> [Exercise task]:
The listing below begins with the first line you should copy; stop after the line containing "from matplotlib.lines import Line2D", and drop every picture.

> [Information shown]:
(begin)

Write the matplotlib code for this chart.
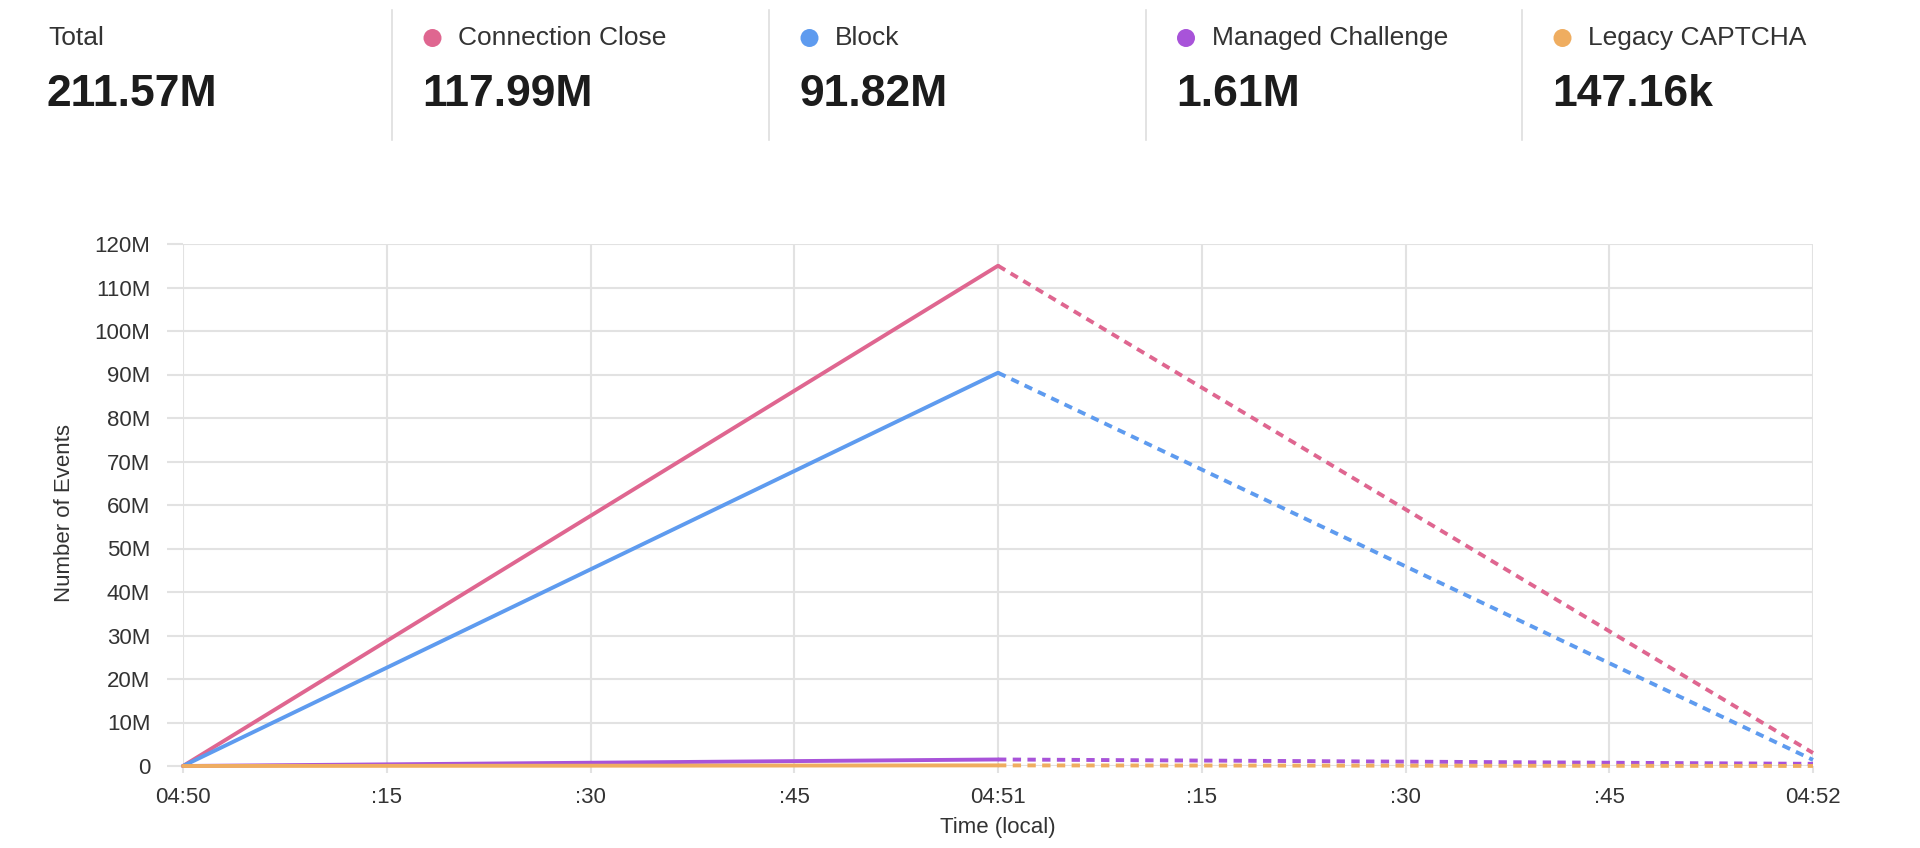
import matplotlib
matplotlib.use("Agg")
import matplotlib.pyplot as plt
from matplotlib.patches import Ellipse
from matplotlib.lines import Line2D

# ---------------- data ----------------
header_labels = ["Total", "Connection Close", "Block", "Managed Challenge", "Legacy CAPTCHA"]
header_values = ["211.57M", "117.99M", "91.82M", "1.61M", "147.16k"]

series_names = ["Connection Close", "Block", "Managed Challenge", "Legacy CAPTCHA"]
series_colors = ["#DF6690", "#5E9BEF", "#A853D9", "#EFAD60"]

time_seconds = [0, 60, 120]                       # 04:50, 04:51, 04:52
connection_close = [0, 115.0e6, 3.0e6]
block = [0, 90.4e6, 1.4e6]
managed_challenge = [0, 1.5e6, 0.5e6]
legacy_captcha = [0, 0.14e6, 0.01e6]
series_values = [connection_close, block, managed_challenge, legacy_captcha]

x_ticks = [0, 15, 30, 45, 60, 75, 90, 105, 120]
x_tick_labels = ["04:50", ":15", ":30", ":45", "04:51", ":15", ":30", ":45", "04:52"]
y_ticks = [i * 10e6 for i in range(13)]
y_tick_labels = ["0"] + [f"{i * 10}M" for i in range(1, 13)]

# ---------------- figure ----------------
plt.rcParams["font.family"] = ["Liberation Sans", "DejaVu Sans"]
plt.rcParams["lines.scale_dashes"] = False

W, H = 1920, 848
fig = plt.figure(figsize=(W / 100, H / 100), dpi=100)
fig.patch.set_facecolor("white")

grid_color = "#e2e2e2"
ax = fig.add_axes([183 / W, 1 - 766 / H, (1813 - 183) / W, (766 - 244) / H])

for name, vals, col in zip(series_names, series_values, series_colors):
    ax.plot(time_seconds[:2], vals[:2], color=col, lw=2.8, solid_capstyle="round",
            zorder=3, clip_on=False)
    ax.plot(time_seconds[1:], vals[1:], color=col, lw=2.8, dashes=(6, 4.6),
            dash_capstyle="butt", zorder=3, clip_on=False)

ax.set_xlim(0, 120)
ax.set_ylim(0, 120e6)
ax.set_xticks(x_ticks)
ax.set_xticklabels(x_tick_labels)
ax.set_yticks(y_ticks)
ax.set_yticklabels(y_tick_labels)

for s in ax.spines.values():
    s.set_visible(False)
ax.grid(True, color=grid_color, lw=1.5, zorder=0)
ax.set_axisbelow(True)
ax.tick_params(axis="y", length=11.5, width=1.5, color=grid_color, pad=12,
               labelsize=16, labelcolor="#333333")
ax.tick_params(axis="x", length=5, width=1.5, color=grid_color, pad=10,
               labelsize=16, labelcolor="#333333")

ax.set_xlabel("Time (local)", fontsize=16, color="#333333")
ax.xaxis.set_label_coords(0.5, (766 - 827) / 522)
ax.xaxis.label.set_va("center")
ax.set_ylabel("Number of Events", fontsize=16, color="#333333")
ax.yaxis.set_label_coords((65 - 183) / 1630, (766 - 513) / 522)
ax.yaxis.label.set_va("center")

# ---------------- header ----------------
separators = [392, 769, 1145.5, 1522]
for sx in separators:
    fig.add_artist(Line2D([sx / W, sx / W], [1 - 10 / H, 1 - 140 / H],
                          transform=fig.transFigure, color="#dedede", lw=1.2))

label_y = 1 - 38 / H
value_y = 1 - 94 / H
for i, (lab, val) in enumerate(zip(header_labels, header_values)):
    if i == 0:
        tx, vx = 48, 47
    else:
        base = separators[i - 1]
        tx, vx = base + 66, base + 30.5
        dx = base + 40.5
        fig.add_artist(Ellipse((dx / W, label_y), 18 / W, 18 / H,
                               transform=fig.transFigure,
                               color=series_colors[i - 1], lw=0))
    fig.text(tx / W, label_y, lab, fontsize=19, color="#333333", va="center", ha="left")
    fig.text(vx / W, value_y, val, fontsize=32, fontweight="bold", color="#1c1c1c",
             va="center", ha="left")

fig.savefig("out.png", dpi=100, facecolor="white")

(end)

> [Completed task]:
Write the matplotlib code for this chart.
import matplotlib
matplotlib.use("Agg")
import matplotlib.pyplot as plt
from matplotlib.patches import Ellipse
from matplotlib.lines import Line2D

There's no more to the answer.